Raiseboring and drilling solutions provider Master Drilling continues to extend its service provision capacity and technology reach, with the company focusing on diversifying into new markets and industries and advancing technologically.
“Diversification across geographies, commodities, currencies and industries remains a key part of Master Drilling’s long-term strategy,” CEO Danie Pretorius said during the group’s interim results presentation in Johannesburg last week, noting that the group was experiencing strong demand, with increased enquiries across various regions and commodities.
While the group is investigating several opportunities in Australia, Canada and the US and envisaging additional growth from these countries, as well as from Africa and Scandinavia, it is also considering market potential in South America.
As the group aims to grow business not only in underground mining, but also in openpit mining, which accounts for the bulk of mining, Master Drilling aims to acquire a Chilean drilling business. Pretorius believes that, given the group’s exposure and raiseboring experience, it could add value to such a company.

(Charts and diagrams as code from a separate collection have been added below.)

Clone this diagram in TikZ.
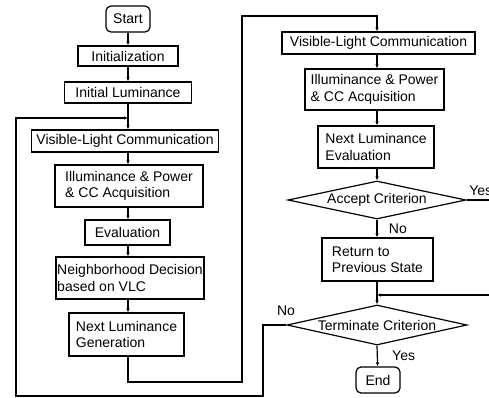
\documentclass[tikz,border=0pt]{standalone}
\usepackage{fontspec}
\setmainfont{Liberation Sans}
\usetikzlibrary{arrows.meta,shapes.geometric,positioning}

\tikzset{
  stepbox/.style={draw, line width=1.2pt, inner sep=0pt, align=center,
    font=\fontsize{14}{16.5}\selectfont},
  termbox/.style={stepbox, rounded corners=5pt, minimum width=44pt, minimum height=26pt},
  decide/.style={stepbox, diamond, aspect=4.7, minimum width=178pt, minimum height=38pt},
  flow/.style={line width=1.2pt, -{Latex[length=4pt,width=3.5pt]}},
  wire/.style={line width=1.2pt},
  tag/.style={font=\fontsize{14}{16}\selectfont},
}

\begin{document}
\begin{tikzpicture}[x=1pt, y=-1pt]
  \clip (0,0) rectangle (489,398);
  \fill[white] (0,0) rectangle (489,398);

  % left column
  \node [termbox] (start) at (128,19) {Start};
  \node [stepbox, minimum width=100pt, minimum height=20pt] (init) at (128,56) {Initialization};
  \node [stepbox, minimum width=127pt, minimum height=21pt] (inilum) at (128,92.5) {Initial Luminance};
  \node [stepbox, minimum width=187pt, minimum height=22pt] (vlca) at (125,141) {Visible-Light Communication};
  \node [stepbox, minimum width=148pt, minimum height=42pt, align=left] (acqa) at (129,186)
      {Illuminance \& Power\\\& CC Acquisition};
  \node [stepbox, minimum width=85pt, minimum height=25pt] (eval) at (127.5,232.5) {Evaluation};
  \node [stepbox, minimum width=148pt, minimum height=42pt, align=left] (neigh) at (130,278)
      {Neighborhood Decision\\based on VLC};
  \node [stepbox, minimum width=115pt, minimum height=43pt, align=left] (nextgen) at (126.5,334.5)
      {Next Luminance\\Generation};

  % right column
  \node [stepbox, minimum width=193pt, minimum height=22pt] (vlcb) at (378.5,43) {Visible-Light Communication};
  \node [stepbox, minimum width=139pt, minimum height=41pt, align=left] (acqb) at (374.5,89.5)
      {Illuminance \& Power\\\& CC Acquisition};
  \node [stepbox, minimum width=116pt, minimum height=42pt, align=left] (nexteval) at (376,147)
      {Next Luminance\\Evaluation};
  \node [decide] (accept) at (377,200) {Accept Criterion};
  \node [stepbox, minimum width=111pt, minimum height=43pt, align=left] (back) at (377.5,259.5)
      {Return to\\Previous State};
  \node [decide, minimum width=180pt, minimum height=40pt] (stop) at (377,325) {Terminate Criterion};
  \node [termbox] (end) at (378,380) {End};

  \coordinate (joina) at (128,118);
  \coordinate (joinb) at (377,295);
  \coordinate (turna) at (128,382);
  \coordinate (turnb) at (242,382);
  \coordinate (turnc) at (242,16);
  \coordinate (turnd) at (377,16);
  \coordinate (loopa) at (263,325);
  \coordinate (loopb) at (263,396);
  \coordinate (loopc) at (16,396);
  \coordinate (loopd) at (16,118);
  \coordinate (yesout) at (495,200);
  \coordinate (backin) at (495,295);

  % arrows
  \draw [flow] (start) -- (init);
  \draw [flow] (init) -- (inilum);
  \draw [wire] (inilum) -- (joina);
  \draw [flow] (joina) -- (vlca.north -| joina);
  \draw [flow] (vlca.south -| joina) -- (acqa.north -| joina);
  \draw [flow] (acqa.south -| joina) -- (eval.north -| joina);
  \draw [flow] (eval.south -| joina) -- (neigh.north -| joina);
  \draw [flow] (neigh.south -| joina) -- (nextgen.north -| joina);
  \draw [flow] (nextgen.south -| turna) -- (turna) -- (turnb) -- (turnc) -- (turnd) -- (vlcb.north -| turnd);
  \draw [flow] (vlcb.south -| turnd) -- (acqb.north -| turnd);
  \draw [flow] (acqb.south -| turnd) -- (nexteval.north -| turnd);
  \draw [flow] (nexteval.south -| turnd) -- (accept.north);
  \draw [flow] (accept.south) -- node [right, tag, xshift=8pt] {No} (back.north -| turnd);
  \draw [wire] (accept.east) -- node [above, tag, xshift=0pt] {Yes} (yesout);
  \draw [flow] (back.south -| turnd) -- (stop.north);
  \draw [flow] (backin) -- (joinb);
  \draw [flow] (stop.south) -- node [right, tag, xshift=11pt] {Yes} (end);
  \draw [flow] (stop.west) -- (loopa) -- (loopb) -- (loopc) -- (loopd) -- (joina);
  \node [tag] (nolabel) at (286,311) {No};
\end{tikzpicture}
\end{document}
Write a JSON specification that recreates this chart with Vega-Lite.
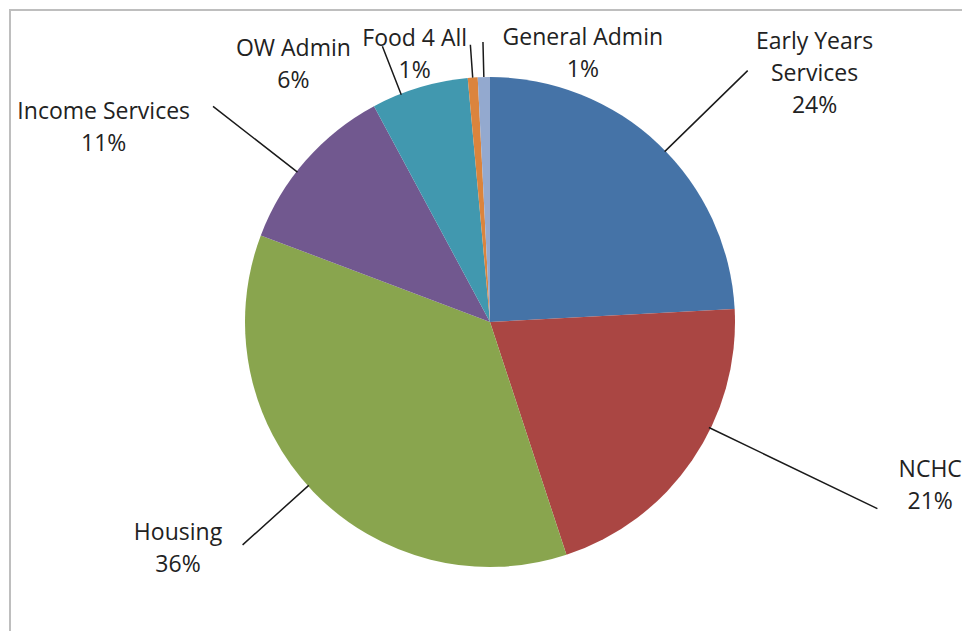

Further, the group would ideally like to extend its revenue growth through expanding into the civils and construction sector. “We would ultimately like to see this sector comprising 30% of our total portfolio,” he said.
While Pretorius noted that Master Drilling would target specific niches in this sector, with sewage work and water tunnelling as potential options, he cautioned that, as the group had limited knowledge in this space, it would take “baby steps”.
In strengthening its internally developed technology service offering, Master Drilling further met several development milestones regarding its world-first technologies. The company is confident that these technologies will gain traction in its markets.
In terms of mobile mining, the concept phase of Master Drilling’s mobile tunnel borer is expected to start this month. The tunnel borer will allow for continuous mining, with no need for blasting, thereby significantly enhancing mining efficiencies.
“We believe this is where substantial future growth will originate from,” said Pretorius.
He added that the group aimed to order the tunnel borer this month and take delivery of the machine and undertake commissioning next year.
Meanwhile, the Industrial Development Corporation (IDC) has confirmed partial funding for the first phase of Master Drilling’s blind shaft boring system (BSBS) development.
Allowing for cost-effective and safe access to orebodies located at great depths and in hard substrate, the BSBS has minimal environmental impact, as the entire operation can be conducted without the need for blasting. Roll-out of the project is expected in 2019.
With the IDC, Master Drilling is also exploring opportunities to develop locally initiated technologies that support cost-effective, simpler and improved drilling systems.
In addition, Pretorius highlights the company’s recent developments in tunnel boring machinery, which have resulted in the design of equipment able to bore out suitably sized excavations at a rate that far exceeds conventional methods.
Master Drilling’s gripper machine, which weighs 16 t, has been designed with a steering system to follow the seam as required. The machine relies on friction and thrust to advance during drilling and to maintain its ‘grip’ inside the hole, while preventing the machine itself from falling down the hole.
Pretorius adds that Master Drilling will also commit to additional horizontal raiseboring production, which, he believes, can become a game changer for industry.
Despite a volatile economic environment and currency fluctuations from a strengthening rand, Master Drilling posted resilient results for the six months ended June 30.
Two additional machines and the impact of favourable foreign-exchange movements contributed to a 12.5% increase in revenue to $60.5-million.
The group added two raisebore machines during this period, which contributed 4.7% towards the company’s revenue growth. Master Drilling’s fleet now comprises 106 raisebore machines and 33 slim-drilling rigs.
The group’s operating profit, however, decreased by 9.6% to $12.1-million.
“Despite a volatile macroeconomic and political environment globally, we reported good interim results today, underpinned by a solid US dollar revenue increase . . . The stronger emerging market currencies during the current reporting period, however, had an adverse impact on earnings,” Pretorius said.
Despite the extended commodities downcycle that put pressure on the business, as well as the occurrence of shorter-term contracts as opposed to longer-term contracts, Master Drilling CFO Andre van Deventer highlighted that the company had maintained a healthy pipeline of $226.1-million and a committed order book of $115.3-million.
Master Drilling’s conservative provisions for taxation in some jurisdictions in previous years led to a decrease in taxation, which supported a flat profit after taxation of $10-million in the period under review.
US dollar earnings per share (EPS) increased by 4.8% to 6.6c, while South African rand EPS decreased by 10.7% to 87c, owing to the stronger rand, compared with the same period last year.
Similarly, US dollar headline earnings per share (HEPS) increased by 4.8% to 6.6c, while South African rand HEPS decreased by 10.7% to 87c, compared with the same period last year.
Net cash generation improved to $11.7-million, following investments in 2016 that catered for higher volumes of work coming on stream, owing to new projects across the group.
The first half of 2017 saw steady market activities, lower-than-targeted use rates and the initiation of two new projects, which supported the group’s financial performance, compared with the same period last year.